Exactly the lines from the line containing "Clone this chart" through the line containing "import * as" are to be echoed, with both included and pictures left out.

## Begin Input

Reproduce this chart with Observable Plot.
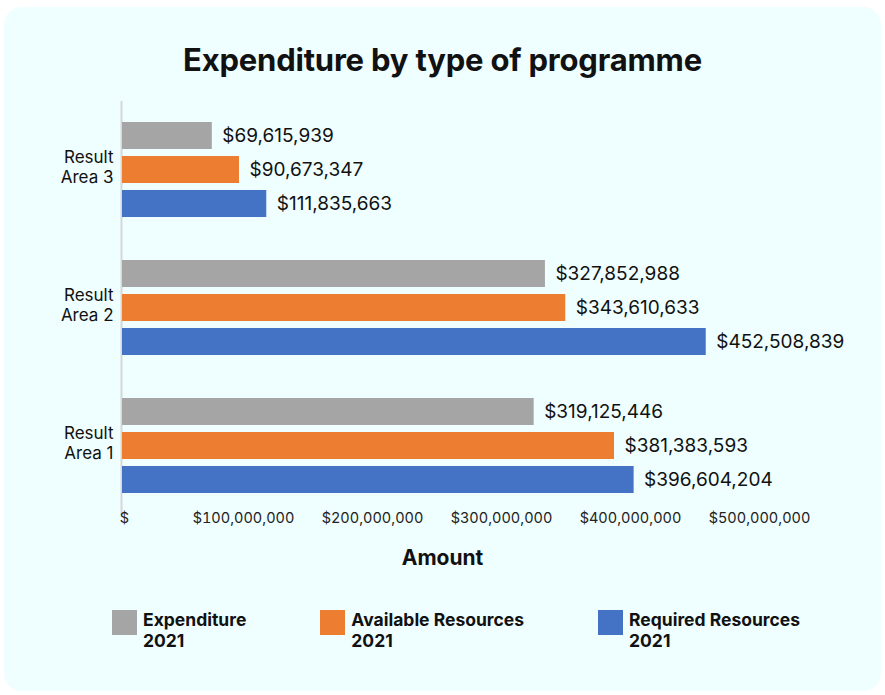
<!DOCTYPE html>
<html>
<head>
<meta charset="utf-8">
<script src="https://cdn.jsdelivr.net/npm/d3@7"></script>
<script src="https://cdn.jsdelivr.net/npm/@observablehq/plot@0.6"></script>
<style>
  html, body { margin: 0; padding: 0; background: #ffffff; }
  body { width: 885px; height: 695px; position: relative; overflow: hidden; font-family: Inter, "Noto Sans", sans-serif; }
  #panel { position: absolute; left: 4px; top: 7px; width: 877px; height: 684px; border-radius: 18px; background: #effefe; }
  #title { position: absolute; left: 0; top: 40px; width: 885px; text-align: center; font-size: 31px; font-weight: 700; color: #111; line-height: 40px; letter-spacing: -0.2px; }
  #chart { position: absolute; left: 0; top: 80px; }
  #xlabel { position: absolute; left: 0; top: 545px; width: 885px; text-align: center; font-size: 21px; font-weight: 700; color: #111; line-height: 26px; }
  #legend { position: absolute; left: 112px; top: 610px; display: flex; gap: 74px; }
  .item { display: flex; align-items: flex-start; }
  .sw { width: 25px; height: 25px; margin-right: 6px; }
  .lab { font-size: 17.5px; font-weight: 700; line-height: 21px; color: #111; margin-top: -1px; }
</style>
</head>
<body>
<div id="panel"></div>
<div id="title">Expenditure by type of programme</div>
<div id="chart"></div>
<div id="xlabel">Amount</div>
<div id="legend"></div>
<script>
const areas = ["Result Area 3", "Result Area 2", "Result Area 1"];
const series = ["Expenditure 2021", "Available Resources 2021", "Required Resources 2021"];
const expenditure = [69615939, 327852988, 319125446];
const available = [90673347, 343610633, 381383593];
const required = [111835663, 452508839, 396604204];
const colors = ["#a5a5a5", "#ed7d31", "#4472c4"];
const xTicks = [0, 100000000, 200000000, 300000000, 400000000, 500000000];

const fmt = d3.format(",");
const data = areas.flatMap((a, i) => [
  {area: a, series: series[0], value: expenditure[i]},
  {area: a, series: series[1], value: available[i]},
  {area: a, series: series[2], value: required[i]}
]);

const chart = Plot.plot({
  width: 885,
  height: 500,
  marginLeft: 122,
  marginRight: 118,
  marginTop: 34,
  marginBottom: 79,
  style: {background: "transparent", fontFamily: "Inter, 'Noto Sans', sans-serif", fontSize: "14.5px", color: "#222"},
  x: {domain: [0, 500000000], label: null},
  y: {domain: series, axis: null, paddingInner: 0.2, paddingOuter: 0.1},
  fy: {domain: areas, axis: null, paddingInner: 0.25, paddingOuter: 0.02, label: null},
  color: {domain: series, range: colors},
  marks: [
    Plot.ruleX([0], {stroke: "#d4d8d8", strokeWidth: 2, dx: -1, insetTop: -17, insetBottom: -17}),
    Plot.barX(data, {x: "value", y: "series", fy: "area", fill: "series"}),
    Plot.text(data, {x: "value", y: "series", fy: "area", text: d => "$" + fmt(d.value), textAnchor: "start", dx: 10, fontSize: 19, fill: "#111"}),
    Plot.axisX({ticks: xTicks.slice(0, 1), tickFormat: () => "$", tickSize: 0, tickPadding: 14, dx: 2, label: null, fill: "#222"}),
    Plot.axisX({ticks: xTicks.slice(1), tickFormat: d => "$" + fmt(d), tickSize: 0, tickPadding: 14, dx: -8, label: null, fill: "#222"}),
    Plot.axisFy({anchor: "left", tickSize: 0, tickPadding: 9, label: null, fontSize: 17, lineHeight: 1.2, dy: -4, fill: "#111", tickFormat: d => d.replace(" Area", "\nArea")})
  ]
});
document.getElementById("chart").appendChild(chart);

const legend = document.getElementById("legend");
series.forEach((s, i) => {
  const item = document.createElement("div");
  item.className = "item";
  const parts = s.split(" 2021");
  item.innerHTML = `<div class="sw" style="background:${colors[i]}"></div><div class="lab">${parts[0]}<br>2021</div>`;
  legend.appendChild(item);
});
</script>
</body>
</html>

## End Input
## Begin Input

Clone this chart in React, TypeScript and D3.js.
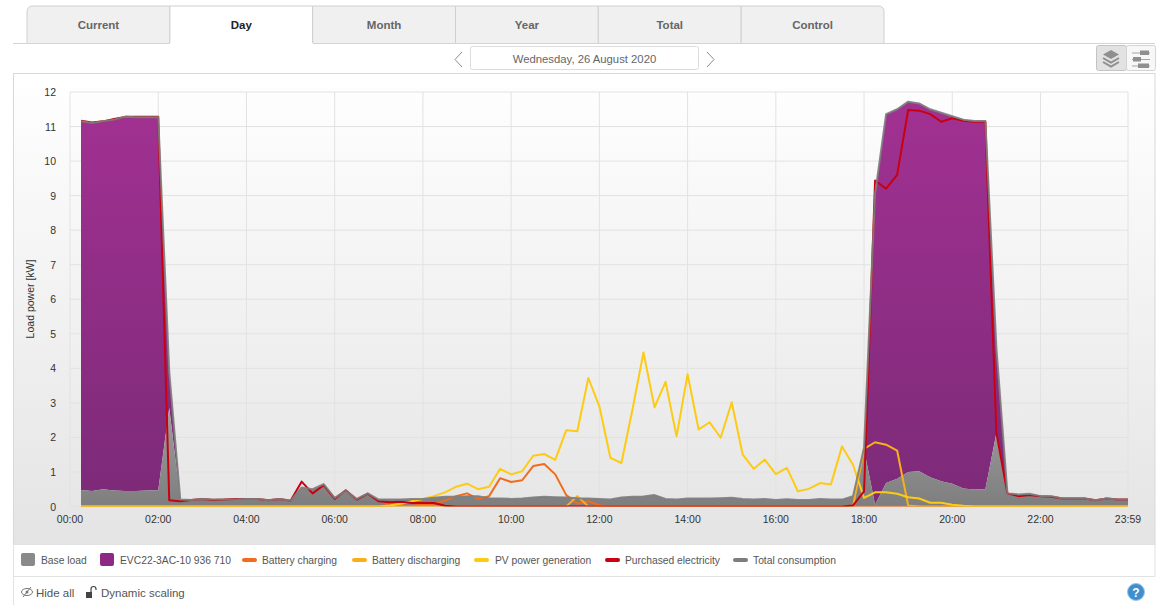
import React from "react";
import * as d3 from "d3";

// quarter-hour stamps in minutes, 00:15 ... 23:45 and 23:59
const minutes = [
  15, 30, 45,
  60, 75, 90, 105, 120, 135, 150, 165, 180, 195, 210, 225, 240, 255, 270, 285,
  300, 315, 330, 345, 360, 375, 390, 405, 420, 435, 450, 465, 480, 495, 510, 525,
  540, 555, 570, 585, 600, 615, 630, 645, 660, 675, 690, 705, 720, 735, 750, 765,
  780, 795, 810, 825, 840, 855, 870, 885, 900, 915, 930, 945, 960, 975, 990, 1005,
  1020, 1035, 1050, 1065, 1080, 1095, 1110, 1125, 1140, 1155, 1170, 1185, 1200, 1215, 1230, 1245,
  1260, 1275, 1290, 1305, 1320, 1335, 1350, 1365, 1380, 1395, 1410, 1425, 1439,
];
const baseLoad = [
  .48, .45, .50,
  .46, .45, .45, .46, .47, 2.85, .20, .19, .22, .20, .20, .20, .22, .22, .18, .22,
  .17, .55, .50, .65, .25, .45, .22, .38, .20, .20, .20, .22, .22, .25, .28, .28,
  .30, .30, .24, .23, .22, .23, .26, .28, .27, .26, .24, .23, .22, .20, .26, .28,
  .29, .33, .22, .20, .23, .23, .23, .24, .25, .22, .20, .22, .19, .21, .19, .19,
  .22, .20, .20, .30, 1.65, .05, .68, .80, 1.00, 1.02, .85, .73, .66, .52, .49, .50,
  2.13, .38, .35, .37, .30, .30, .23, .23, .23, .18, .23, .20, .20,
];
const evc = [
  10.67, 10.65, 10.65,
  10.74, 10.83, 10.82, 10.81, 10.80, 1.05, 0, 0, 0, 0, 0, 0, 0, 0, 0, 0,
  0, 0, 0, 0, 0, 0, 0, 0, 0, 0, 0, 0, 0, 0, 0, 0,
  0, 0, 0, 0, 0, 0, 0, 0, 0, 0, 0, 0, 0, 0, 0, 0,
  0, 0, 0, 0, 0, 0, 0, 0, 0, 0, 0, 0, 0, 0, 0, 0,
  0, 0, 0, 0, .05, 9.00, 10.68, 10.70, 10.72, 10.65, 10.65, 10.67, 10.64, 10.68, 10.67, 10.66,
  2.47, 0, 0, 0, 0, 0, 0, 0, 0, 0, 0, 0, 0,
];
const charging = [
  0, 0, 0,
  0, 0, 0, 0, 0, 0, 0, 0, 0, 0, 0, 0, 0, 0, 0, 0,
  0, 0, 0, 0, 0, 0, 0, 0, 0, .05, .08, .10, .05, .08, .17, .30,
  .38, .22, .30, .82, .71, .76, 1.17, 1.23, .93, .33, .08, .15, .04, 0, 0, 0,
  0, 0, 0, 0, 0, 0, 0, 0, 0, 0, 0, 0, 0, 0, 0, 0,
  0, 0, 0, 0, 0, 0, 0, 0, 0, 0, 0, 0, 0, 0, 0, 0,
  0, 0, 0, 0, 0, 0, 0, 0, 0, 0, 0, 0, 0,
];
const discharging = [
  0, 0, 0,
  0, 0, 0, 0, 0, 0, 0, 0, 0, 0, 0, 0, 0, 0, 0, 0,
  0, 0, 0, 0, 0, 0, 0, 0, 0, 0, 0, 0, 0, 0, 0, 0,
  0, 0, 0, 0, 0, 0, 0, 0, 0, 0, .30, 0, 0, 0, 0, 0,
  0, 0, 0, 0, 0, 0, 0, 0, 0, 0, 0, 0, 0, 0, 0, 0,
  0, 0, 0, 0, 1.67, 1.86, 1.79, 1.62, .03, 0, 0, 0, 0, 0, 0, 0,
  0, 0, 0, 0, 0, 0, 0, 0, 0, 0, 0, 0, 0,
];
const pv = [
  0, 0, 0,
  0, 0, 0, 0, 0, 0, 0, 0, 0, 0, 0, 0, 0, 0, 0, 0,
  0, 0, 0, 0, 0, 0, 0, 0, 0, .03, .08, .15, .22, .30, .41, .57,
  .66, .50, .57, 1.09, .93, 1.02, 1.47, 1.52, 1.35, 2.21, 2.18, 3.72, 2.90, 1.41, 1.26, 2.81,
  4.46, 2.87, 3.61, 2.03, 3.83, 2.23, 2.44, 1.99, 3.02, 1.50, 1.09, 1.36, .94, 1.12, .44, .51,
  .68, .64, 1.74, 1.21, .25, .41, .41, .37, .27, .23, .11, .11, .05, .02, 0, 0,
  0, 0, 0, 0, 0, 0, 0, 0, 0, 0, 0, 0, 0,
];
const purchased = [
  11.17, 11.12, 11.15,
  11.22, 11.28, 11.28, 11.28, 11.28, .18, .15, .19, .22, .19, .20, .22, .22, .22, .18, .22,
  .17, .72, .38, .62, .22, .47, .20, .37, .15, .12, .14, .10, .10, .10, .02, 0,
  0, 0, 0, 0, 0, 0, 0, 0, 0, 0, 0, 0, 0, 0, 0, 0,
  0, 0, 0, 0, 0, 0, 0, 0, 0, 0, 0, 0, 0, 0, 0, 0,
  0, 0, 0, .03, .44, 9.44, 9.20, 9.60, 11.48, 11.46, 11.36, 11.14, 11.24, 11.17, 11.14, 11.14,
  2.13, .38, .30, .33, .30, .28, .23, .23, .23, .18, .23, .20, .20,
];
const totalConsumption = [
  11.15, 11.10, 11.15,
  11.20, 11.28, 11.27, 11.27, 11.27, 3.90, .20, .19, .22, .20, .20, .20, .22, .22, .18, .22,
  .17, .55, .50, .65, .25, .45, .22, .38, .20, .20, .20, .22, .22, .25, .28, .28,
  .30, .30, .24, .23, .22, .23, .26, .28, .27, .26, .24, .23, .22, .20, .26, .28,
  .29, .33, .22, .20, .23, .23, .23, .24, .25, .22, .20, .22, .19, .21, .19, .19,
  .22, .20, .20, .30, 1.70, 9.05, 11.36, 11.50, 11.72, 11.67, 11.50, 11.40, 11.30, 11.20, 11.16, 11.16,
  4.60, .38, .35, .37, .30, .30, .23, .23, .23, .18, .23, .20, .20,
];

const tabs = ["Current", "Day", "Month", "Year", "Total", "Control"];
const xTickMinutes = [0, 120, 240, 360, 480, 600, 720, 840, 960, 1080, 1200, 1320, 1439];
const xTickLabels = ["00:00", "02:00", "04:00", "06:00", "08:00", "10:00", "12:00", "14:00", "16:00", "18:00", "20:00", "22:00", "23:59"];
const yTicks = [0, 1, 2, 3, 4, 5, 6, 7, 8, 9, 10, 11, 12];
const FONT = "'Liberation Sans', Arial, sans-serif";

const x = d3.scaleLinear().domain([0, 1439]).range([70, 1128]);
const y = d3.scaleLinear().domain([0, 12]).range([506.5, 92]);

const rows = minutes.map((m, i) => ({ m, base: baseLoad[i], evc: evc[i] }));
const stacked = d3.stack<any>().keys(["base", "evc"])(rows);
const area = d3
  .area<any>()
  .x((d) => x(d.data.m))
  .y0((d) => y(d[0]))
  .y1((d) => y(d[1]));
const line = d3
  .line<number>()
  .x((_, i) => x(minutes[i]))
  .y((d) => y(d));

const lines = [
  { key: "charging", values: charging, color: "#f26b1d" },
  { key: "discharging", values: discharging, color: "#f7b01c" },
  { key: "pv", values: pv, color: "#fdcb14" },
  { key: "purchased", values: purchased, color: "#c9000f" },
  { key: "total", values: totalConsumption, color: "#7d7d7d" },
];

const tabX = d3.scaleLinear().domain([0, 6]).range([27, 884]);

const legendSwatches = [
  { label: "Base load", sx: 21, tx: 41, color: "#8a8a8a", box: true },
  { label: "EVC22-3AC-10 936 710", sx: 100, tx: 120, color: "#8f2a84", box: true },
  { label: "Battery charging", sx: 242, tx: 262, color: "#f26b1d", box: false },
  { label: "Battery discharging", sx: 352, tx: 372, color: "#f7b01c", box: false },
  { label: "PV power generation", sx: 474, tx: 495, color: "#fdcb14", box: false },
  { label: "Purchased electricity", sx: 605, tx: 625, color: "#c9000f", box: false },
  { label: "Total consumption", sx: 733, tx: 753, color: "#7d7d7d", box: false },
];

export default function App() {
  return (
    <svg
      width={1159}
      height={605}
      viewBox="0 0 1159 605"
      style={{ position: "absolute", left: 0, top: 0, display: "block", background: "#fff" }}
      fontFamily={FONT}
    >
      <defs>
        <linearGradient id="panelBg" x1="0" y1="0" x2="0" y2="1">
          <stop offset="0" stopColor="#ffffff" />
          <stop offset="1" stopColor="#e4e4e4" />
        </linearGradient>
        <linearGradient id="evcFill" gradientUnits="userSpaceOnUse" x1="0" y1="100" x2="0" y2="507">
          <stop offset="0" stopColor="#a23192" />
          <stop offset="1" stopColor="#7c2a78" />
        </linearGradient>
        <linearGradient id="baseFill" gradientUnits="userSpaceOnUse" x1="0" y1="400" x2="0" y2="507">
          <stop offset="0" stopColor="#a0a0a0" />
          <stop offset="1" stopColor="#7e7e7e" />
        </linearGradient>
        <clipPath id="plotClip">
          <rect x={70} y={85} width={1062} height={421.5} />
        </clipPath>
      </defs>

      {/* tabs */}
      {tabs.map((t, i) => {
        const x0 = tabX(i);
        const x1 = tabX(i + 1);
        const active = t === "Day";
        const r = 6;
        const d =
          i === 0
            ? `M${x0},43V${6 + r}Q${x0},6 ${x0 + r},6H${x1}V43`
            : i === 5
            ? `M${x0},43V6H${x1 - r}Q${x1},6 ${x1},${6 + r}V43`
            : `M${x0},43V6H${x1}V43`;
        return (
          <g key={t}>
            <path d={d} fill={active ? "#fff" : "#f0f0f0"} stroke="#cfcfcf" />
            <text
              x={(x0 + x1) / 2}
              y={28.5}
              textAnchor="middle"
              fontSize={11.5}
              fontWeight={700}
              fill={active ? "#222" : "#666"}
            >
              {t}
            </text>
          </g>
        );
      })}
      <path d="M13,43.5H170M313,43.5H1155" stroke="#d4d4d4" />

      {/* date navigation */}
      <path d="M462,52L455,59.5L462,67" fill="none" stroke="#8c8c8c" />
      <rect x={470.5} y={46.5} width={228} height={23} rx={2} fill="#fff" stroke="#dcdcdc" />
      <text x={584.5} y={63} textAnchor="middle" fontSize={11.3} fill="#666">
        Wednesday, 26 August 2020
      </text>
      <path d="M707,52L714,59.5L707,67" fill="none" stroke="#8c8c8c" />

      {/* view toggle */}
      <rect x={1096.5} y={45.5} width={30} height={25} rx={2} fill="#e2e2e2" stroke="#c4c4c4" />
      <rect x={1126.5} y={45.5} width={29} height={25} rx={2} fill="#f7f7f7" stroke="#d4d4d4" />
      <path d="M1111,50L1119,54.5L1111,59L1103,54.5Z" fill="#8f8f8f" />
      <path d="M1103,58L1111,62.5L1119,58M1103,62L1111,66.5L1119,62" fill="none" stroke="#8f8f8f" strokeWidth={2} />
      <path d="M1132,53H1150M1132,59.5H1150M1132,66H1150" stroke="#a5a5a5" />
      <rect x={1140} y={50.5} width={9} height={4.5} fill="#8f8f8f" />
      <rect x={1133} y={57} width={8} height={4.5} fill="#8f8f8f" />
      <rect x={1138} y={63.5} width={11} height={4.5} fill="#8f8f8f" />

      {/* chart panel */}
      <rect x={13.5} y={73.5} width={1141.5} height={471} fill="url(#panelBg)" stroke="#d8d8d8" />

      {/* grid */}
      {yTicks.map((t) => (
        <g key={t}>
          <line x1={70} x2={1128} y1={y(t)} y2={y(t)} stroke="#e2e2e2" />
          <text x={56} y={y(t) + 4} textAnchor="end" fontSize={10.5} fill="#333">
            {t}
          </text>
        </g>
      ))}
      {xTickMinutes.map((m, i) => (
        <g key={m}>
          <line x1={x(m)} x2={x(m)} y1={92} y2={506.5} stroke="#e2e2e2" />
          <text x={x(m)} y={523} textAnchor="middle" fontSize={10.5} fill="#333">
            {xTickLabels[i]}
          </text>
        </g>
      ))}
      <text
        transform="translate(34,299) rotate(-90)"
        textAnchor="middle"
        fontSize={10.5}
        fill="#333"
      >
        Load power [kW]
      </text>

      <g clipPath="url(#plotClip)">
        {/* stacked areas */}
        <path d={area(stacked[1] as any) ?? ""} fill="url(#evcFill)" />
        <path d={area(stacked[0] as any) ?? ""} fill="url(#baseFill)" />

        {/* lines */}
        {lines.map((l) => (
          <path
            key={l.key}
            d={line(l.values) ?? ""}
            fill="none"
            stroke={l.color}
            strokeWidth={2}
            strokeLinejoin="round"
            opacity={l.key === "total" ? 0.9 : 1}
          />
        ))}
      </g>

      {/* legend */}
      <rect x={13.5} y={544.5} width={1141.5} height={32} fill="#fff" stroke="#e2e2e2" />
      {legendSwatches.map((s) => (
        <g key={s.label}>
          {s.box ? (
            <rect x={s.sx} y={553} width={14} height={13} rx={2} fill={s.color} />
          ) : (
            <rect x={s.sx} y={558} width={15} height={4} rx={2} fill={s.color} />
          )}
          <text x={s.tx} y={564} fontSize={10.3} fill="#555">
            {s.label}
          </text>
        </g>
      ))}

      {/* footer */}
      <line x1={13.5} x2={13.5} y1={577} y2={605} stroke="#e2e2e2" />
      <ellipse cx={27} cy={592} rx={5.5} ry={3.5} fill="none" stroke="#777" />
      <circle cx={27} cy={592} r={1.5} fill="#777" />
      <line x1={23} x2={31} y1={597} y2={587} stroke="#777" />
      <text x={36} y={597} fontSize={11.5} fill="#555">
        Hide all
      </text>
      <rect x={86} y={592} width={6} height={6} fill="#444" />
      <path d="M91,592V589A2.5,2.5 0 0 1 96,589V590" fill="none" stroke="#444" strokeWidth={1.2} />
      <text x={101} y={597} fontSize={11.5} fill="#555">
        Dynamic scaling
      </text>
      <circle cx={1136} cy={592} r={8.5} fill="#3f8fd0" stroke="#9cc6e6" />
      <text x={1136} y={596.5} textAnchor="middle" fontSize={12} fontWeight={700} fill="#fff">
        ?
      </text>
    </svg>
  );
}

## End Input

▶ **Exercise result**:
Clone this chart in React, TypeScript and D3.js.
import React from "react";
import * as d3 from "d3";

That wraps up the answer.